[INFORMATION PROVIDED]
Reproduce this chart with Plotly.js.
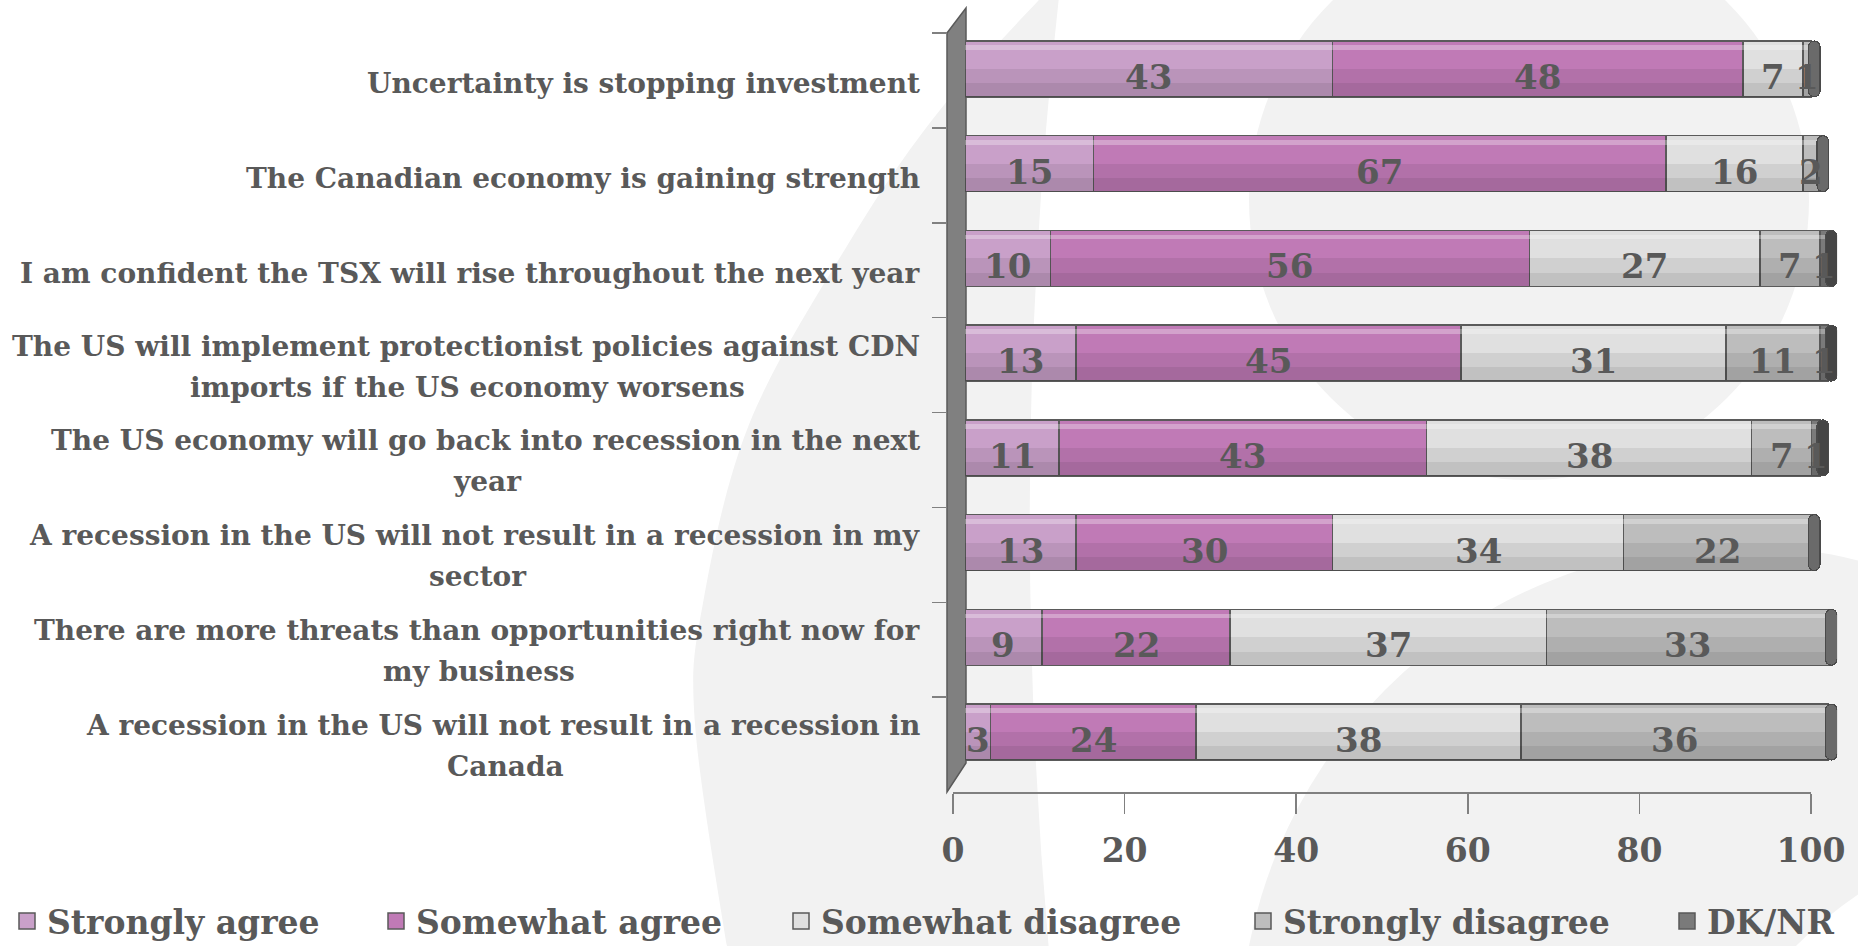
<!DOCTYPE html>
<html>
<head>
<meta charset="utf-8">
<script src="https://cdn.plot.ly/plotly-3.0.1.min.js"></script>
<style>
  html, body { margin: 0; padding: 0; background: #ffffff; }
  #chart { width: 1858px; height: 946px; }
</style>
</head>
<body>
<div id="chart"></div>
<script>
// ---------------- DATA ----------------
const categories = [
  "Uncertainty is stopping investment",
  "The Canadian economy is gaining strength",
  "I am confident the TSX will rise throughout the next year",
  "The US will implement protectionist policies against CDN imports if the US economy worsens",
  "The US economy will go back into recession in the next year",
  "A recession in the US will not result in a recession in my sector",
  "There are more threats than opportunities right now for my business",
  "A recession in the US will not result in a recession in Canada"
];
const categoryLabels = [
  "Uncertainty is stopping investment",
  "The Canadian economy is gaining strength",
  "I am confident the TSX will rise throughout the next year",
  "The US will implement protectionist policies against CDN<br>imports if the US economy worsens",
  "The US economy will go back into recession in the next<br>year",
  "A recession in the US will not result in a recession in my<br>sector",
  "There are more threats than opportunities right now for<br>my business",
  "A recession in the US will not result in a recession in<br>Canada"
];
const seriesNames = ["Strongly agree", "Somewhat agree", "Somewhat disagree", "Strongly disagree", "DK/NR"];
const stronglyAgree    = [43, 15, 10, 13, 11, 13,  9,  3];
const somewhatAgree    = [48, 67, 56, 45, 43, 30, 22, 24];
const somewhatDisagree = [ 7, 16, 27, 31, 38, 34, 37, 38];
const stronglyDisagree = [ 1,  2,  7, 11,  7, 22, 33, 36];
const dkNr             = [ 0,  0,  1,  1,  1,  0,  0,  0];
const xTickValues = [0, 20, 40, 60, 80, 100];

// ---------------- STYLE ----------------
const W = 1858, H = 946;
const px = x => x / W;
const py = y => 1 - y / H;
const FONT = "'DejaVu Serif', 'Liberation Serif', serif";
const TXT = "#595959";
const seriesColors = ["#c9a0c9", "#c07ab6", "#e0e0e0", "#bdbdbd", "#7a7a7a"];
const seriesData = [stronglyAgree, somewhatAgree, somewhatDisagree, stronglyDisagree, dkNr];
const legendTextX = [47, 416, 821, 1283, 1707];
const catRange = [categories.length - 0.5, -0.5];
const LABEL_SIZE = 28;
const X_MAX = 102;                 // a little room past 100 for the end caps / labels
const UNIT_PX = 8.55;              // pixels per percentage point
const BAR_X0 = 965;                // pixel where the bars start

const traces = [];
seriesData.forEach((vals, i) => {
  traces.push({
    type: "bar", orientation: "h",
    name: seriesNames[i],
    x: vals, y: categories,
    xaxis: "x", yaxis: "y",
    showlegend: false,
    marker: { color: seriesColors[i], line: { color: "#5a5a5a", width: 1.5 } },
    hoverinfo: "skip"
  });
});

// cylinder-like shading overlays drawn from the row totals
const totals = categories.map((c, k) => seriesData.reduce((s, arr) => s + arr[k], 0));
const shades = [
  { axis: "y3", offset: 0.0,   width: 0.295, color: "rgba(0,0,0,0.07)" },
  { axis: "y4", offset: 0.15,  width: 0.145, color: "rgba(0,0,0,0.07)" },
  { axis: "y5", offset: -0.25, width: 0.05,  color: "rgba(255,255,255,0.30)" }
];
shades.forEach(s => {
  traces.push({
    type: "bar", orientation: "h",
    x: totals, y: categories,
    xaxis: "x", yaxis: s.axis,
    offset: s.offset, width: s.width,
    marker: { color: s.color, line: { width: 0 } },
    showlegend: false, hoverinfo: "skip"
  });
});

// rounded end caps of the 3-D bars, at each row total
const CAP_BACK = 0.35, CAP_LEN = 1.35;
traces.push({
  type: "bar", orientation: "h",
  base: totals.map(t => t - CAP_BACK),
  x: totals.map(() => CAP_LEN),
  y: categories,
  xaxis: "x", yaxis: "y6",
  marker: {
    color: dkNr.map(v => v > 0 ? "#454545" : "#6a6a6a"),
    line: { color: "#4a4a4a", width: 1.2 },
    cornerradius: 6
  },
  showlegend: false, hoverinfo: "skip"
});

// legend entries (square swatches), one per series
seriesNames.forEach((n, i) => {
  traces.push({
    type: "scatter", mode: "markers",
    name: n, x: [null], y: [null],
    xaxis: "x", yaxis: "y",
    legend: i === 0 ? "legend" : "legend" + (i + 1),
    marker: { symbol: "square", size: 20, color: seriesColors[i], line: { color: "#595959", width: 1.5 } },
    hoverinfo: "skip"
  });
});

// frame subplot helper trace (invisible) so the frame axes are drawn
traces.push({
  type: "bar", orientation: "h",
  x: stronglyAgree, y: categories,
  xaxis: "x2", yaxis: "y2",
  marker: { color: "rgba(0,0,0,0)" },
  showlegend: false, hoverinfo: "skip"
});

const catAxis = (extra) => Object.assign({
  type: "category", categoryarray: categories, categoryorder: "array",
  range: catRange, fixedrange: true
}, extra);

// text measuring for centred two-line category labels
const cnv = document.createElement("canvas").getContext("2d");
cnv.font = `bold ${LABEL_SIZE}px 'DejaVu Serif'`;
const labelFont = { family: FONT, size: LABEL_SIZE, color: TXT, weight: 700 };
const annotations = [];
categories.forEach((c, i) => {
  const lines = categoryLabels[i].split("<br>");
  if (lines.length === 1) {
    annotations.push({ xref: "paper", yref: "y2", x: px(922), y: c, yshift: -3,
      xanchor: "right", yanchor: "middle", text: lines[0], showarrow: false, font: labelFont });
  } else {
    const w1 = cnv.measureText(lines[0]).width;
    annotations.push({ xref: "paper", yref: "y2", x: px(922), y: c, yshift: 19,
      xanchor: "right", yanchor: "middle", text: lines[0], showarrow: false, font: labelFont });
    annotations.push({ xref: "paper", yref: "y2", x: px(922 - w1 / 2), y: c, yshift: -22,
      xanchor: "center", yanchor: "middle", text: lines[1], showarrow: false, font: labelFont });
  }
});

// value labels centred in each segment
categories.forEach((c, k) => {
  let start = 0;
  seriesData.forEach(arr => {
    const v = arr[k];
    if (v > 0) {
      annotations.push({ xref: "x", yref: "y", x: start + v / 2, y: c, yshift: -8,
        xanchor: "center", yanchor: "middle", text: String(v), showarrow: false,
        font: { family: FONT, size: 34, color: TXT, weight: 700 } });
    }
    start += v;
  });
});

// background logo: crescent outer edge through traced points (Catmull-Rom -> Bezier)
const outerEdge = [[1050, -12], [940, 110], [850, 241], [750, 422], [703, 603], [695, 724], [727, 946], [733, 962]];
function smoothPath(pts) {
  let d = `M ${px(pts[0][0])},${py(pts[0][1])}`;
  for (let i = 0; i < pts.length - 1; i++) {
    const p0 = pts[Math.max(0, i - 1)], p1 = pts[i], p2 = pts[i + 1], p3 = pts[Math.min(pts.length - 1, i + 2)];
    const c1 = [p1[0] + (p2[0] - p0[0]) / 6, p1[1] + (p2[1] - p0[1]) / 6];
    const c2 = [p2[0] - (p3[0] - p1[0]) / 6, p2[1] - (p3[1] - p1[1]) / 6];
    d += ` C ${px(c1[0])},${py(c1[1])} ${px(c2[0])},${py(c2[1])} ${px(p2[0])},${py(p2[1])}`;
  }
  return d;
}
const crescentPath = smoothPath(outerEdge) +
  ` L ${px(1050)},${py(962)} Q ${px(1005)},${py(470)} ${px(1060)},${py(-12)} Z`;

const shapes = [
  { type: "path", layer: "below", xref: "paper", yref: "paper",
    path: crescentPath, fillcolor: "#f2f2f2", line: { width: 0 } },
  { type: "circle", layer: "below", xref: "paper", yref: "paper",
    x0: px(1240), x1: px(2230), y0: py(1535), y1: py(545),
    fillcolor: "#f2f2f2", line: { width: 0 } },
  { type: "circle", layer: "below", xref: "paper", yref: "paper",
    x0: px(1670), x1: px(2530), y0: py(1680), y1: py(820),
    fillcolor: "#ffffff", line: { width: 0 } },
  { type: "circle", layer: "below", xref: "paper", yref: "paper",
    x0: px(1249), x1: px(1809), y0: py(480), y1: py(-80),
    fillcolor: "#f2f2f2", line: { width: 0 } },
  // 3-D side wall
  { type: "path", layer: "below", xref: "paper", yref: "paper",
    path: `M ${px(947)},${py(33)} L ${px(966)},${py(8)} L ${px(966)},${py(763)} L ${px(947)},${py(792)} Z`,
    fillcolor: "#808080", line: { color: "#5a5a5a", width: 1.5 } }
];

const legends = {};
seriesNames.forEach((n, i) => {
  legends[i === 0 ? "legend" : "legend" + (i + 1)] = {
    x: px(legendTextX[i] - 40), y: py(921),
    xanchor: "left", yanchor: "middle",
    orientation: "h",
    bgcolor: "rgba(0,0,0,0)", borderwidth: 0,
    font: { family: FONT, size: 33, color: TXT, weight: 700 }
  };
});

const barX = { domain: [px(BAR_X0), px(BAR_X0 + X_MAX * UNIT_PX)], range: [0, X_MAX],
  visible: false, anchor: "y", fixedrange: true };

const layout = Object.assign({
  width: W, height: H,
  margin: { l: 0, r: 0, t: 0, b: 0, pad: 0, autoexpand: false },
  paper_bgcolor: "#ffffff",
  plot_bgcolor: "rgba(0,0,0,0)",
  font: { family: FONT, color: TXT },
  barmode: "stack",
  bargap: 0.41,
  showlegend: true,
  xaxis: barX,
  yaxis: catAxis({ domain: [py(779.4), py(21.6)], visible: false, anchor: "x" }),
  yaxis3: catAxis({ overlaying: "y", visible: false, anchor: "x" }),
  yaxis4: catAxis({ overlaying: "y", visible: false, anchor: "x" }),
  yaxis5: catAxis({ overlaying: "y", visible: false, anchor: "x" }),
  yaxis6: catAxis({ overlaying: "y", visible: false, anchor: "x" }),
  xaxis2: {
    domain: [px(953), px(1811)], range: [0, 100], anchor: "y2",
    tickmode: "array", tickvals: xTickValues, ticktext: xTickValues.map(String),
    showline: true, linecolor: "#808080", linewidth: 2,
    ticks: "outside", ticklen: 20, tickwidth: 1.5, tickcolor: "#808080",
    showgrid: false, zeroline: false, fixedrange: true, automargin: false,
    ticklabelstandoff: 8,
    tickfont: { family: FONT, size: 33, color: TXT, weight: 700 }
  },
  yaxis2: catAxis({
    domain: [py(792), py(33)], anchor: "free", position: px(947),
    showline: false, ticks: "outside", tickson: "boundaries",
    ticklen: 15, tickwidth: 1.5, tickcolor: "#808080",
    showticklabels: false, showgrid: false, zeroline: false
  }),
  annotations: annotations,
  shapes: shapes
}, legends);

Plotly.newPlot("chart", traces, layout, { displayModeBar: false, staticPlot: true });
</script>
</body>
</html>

[DIRECTIONS FOR THIS TASK]
Return nothing but the lines running from the start of the data to the line with "const xTickValues = [0, 20, 40, 60, 80, 100];", please, both ends included and no pictures.

[RESULT BELOW]
Reproduce this chart with Plotly.js.
<!DOCTYPE html>
<html>
<head>
<meta charset="utf-8">
<script src="https://cdn.plot.ly/plotly-3.0.1.min.js"></script>
<style>
  html, body { margin: 0; padding: 0; background: #ffffff; }
  #chart { width: 1858px; height: 946px; }
</style>
</head>
<body>
<div id="chart"></div>
<script>
// ---------------- DATA ----------------
const categories = [
  "Uncertainty is stopping investment",
  "The Canadian economy is gaining strength",
  "I am confident the TSX will rise throughout the next year",
  "The US will implement protectionist policies against CDN imports if the US economy worsens",
  "The US economy will go back into recession in the next year",
  "A recession in the US will not result in a recession in my sector",
  "There are more threats than opportunities right now for my business",
  "A recession in the US will not result in a recession in Canada"
];
const categoryLabels = [
  "Uncertainty is stopping investment",
  "The Canadian economy is gaining strength",
  "I am confident the TSX will rise throughout the next year",
  "The US will implement protectionist policies against CDN<br>imports if the US economy worsens",
  "The US economy will go back into recession in the next<br>year",
  "A recession in the US will not result in a recession in my<br>sector",
  "There are more threats than opportunities right now for<br>my business",
  "A recession in the US will not result in a recession in<br>Canada"
];
const seriesNames = ["Strongly agree", "Somewhat agree", "Somewhat disagree", "Strongly disagree", "DK/NR"];
const stronglyAgree    = [43, 15, 10, 13, 11, 13,  9,  3];
const somewhatAgree    = [48, 67, 56, 45, 43, 30, 22, 24];
const somewhatDisagree = [ 7, 16, 27, 31, 38, 34, 37, 38];
const stronglyDisagree = [ 1,  2,  7, 11,  7, 22, 33, 36];
const dkNr             = [ 0,  0,  1,  1,  1,  0,  0,  0];
const xTickValues = [0, 20, 40, 60, 80, 100];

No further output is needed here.